Lo cierto es que, quizás porque el desvanecimiento del Imperio Británico haya sido fruto de una proceso de decadencia gestionada, antes que un evento cataclísmico como nuestro 1898, su desaparición nunca ha acabado de ser aceptada, ni mucho menos interiorizada, en la psique británica. Y sin embargo, su caída es tan real como lo fue la del Imperio Español. En el caso británico, su declive comenzó en la Primera Guerra Mundial, cuando al tratar de contrarrestar el surgimiento del poder industrial alemán, Inglaterra sacrificó a las jóvenes élites de Oxford y Cambridge en las trincheras del Somme y arruinó el país hasta el punto de que ya no era sostenible mantener sus dominios de ultramar en el nuevo orden mundial wilsoniano.

Esta decadencia se confirmó al finalizar la Segunda Guerra Mundial, que dio lugar a un mundo bipolar, en el que la antigua nación colonial quedó reducida a ser una gloria testimonial que aparentaba tener un estatus de superpotencia mediante la costosa vanidad de entrar en el club atómico, mientras se mantenía el racionamiento y se pagaban los plazos de los créditos americanos al esfuerzo de guerra británico, cuya última letra venció en diciembre de 2006. El canto del cisne del Imperio Británico tuvo lugar en 1956, cuando EEUU puso en su sitio de manera humillante al Reino Unido en lo que fue el último acto del colonialismo europeo en Suez. El telón cayó definitivamente en 1997, tras la cesión de Hong Kong a China.

Tal fue la profundidad del declive británico desde 1945, que el país fue llamado el enfermo europeo durante los años 60 y 70, sumido en una crisis económica perenne, con una inflación estratosférica y huelgas continuas que paralizaban el país al punto de tener una semana de tres días laborables. Fue en este contexto en el que el Reino Unido se unió, en 1973, a la Comunidad Económica Europea tras un referéndum que logró un 67% de votos favorables a formar parte del proyecto europeo. Ningún otro país, con la excepción de España, se ha visto tan radicalmente beneficiado por pertenecer a la Unión Europea como el Reino Unido, que vio cambiar su suerte gracias a la estabilidad que le dio ser parte del mercado único.

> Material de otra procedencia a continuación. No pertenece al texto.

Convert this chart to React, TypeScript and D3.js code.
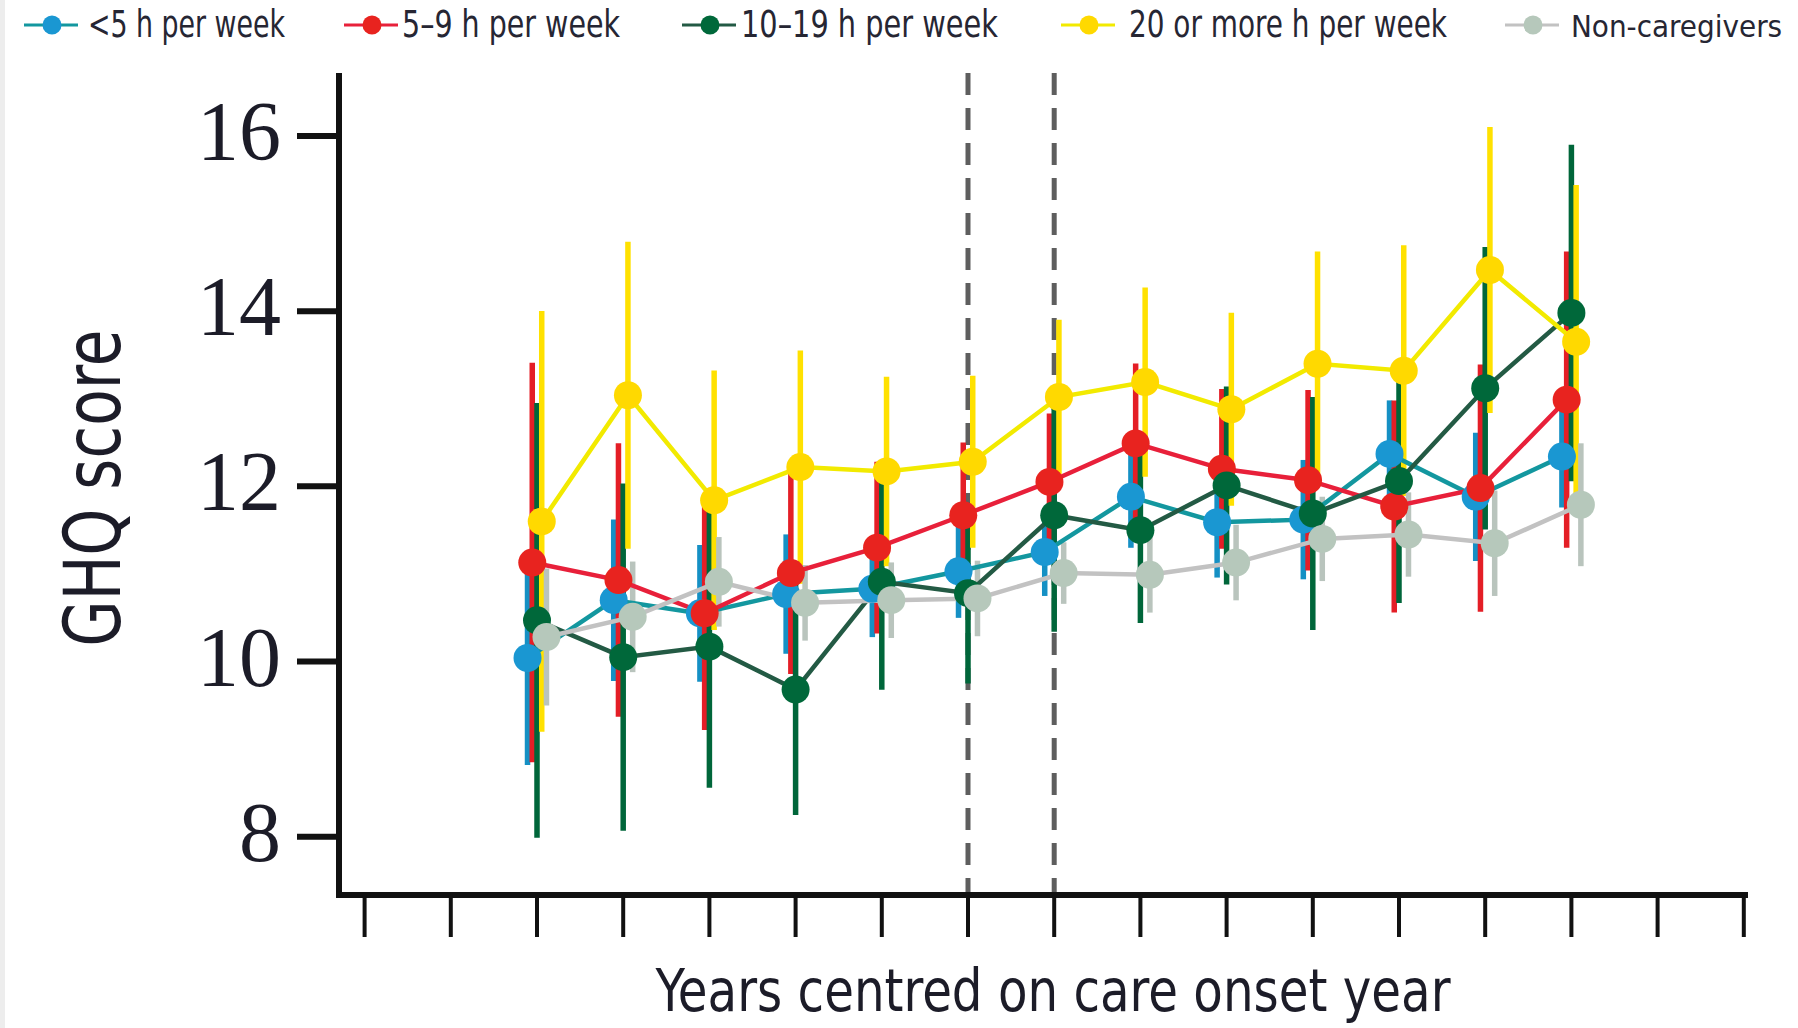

No obstante lo cual, una mezcla de memoria selectiva, ignorancia de la propia historia, y la exaltación folclórica de los mitos del pasado ha permitido a un 52% del electorado británico dejarse embriagar por un exceso de confianza que ha desatado su mayor crisis constitucional y política en tiempos modernos, y cuyos resultados podrían muy bien poner fin a la propia estructura nacional del Reino Unido tal y como la conocemos: uno de los asuntos más intratables de la salida del Reino Unido de la UE es la necesidad de que exista un frontera de la UE en Irlanda del Norte si el Reino Unido decide no estar en el Espacio Económico Europeo, algo de lo que abjura la primera ministra Theresa May.

Al otro lado de la mesa, la República de Irlanda se niega a tener una frontera con Irlanda del Norte, posición que cuenta con el apoyo de la UE, como garante de los acuerdos del Viernes Santo que llevaron la paz a Belfast y que aseguraba la libre circulación entre las dos Irlandas. Recientes encuestas apuntan a un aumento sustancial en el número de norirlandeses favorables a la reunificación de Irlanda del Norte y la República de Irlanda, dándole súbitamente plausibilidad a la posibilidad de diezmar un Estado cuya configuración actual se remonta al acuerdo entre Inglaterra y el Rey de Escocia de 1707 que dio lugar a la Gran Bretaña, y la anexión por la fuerza de Irlanda en 1800 que creó el Reino Unido de la Gran Bretaña e Irlanda.

La aparición estentórea del genio nacionalista inglés, que la pertenencia al proyecto europeo había mantenido en la botella, y que se manifiesta ahora en la obcecación por un “espléndido aislamiento” que dé sentido y predominancia a la identidad inglesa, puede deshacer los pactos implícitos que mantienen unidas las naciones que forman el Reino Unido,  provocando una crisis existencial que les obligará a dar sepelio a un imperio que ya sólo existe como melancolía.